Ben Zimmerman‘s “The Baltika Years” is a collection of recordings created between 1992 and 2002 mostly using a Tandy DeskMate computer.
When Ben solicited the Tandy tape recordings to Software in 2013, we were taken aback by how personal the music felt considering the palette used. It was like reading an abstract diary. The clues into Ben’s world (and there are many) are so stark and strange that they feel like monuments.
Reducing Zimmerman’s prolific output down to four album sides was a challenge. Much like the myth of the process-oriented painter in his prime, you get the sense that Zimmerman is subconsciously actualizing an artistic scenario that he may or may not be privy to.

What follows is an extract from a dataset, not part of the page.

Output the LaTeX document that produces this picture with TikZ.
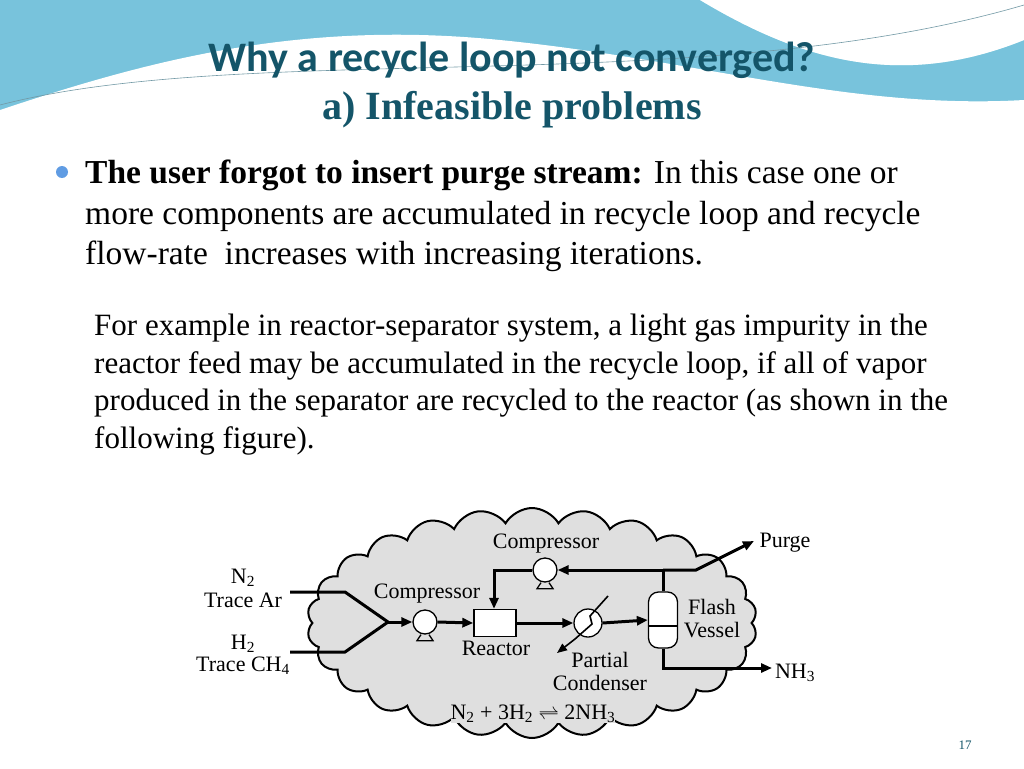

When “The Baltika Years” is absorbed as a canon of work, a super-effect emerges which bonds all of his output. This is somewhat represented in the way we assembled the anthology, focusing on certain stylistic epochs that Zimmerman moved through over a decade of solitary experimenting and obsessing.

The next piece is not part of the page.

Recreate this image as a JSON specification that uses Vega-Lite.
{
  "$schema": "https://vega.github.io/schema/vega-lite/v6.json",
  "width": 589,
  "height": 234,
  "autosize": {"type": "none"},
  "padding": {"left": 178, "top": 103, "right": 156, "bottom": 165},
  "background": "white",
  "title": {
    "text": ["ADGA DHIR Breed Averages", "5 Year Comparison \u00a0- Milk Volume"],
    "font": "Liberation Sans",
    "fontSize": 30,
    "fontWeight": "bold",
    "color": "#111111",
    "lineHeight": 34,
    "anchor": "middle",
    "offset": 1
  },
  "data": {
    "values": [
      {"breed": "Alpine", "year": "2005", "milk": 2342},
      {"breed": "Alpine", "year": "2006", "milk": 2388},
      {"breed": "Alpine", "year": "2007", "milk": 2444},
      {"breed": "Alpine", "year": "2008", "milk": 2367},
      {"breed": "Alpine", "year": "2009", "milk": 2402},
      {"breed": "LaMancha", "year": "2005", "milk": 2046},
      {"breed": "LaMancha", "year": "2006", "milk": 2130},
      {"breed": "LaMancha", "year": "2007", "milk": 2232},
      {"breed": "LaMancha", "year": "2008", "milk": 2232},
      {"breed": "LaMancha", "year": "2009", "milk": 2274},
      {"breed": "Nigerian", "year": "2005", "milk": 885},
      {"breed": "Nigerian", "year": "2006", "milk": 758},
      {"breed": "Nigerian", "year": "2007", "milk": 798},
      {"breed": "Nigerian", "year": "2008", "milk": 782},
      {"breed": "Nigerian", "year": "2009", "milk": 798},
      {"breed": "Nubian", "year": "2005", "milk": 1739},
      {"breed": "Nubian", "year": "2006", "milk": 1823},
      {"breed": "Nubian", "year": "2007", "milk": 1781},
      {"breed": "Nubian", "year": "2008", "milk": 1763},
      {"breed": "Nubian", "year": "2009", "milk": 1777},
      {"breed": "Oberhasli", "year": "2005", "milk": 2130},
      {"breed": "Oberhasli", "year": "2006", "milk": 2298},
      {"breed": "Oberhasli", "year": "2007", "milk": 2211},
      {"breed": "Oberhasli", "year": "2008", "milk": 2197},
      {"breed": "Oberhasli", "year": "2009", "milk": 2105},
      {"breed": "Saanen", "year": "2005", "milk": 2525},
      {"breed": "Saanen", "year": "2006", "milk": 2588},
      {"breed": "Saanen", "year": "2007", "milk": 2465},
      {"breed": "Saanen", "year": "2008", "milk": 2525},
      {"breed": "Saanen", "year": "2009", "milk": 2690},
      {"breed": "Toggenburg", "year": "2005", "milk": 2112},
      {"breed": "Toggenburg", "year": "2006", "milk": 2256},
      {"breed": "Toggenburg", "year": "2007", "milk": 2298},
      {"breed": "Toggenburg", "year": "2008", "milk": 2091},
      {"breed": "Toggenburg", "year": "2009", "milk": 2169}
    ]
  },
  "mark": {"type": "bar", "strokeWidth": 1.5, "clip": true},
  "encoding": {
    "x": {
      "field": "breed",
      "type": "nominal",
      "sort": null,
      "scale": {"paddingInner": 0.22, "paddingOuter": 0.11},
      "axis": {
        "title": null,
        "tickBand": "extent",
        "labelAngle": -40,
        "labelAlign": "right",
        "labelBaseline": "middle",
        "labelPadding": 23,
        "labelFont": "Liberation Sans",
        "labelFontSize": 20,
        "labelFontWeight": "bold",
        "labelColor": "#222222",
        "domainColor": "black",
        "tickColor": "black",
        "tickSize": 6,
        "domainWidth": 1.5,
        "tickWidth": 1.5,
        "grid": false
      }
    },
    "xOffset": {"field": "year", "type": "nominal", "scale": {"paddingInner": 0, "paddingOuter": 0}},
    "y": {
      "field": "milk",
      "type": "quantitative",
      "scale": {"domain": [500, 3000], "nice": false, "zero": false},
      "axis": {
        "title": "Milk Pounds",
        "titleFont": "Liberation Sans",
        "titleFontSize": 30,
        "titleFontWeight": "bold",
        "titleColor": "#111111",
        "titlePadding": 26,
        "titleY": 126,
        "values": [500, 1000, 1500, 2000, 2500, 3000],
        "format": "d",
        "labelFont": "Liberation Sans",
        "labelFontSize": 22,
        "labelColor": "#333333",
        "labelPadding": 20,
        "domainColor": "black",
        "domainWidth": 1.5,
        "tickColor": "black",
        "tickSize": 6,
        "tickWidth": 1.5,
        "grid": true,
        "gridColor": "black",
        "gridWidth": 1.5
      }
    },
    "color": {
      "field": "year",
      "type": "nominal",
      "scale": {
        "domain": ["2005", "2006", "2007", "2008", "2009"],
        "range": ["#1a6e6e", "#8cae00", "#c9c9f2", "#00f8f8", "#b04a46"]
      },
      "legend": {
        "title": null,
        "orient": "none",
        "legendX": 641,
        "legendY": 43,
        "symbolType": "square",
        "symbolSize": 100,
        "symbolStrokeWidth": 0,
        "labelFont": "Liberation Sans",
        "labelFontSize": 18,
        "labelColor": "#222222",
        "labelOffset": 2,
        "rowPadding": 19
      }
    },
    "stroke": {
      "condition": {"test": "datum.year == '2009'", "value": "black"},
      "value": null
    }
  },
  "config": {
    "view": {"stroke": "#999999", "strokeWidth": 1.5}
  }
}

In many ways, The Baltika Years embodies the spirit of Software. It articulates a belief that idiosyncrasy is inevitable, and that human affect and technology are linked. One helps the other express something mysterious about the world.
Via limiting himself to one very specific instrument, Ben realized his own style — a monochromatic computer music that glows with the intimacy found in life’s barely audible sentiments and details.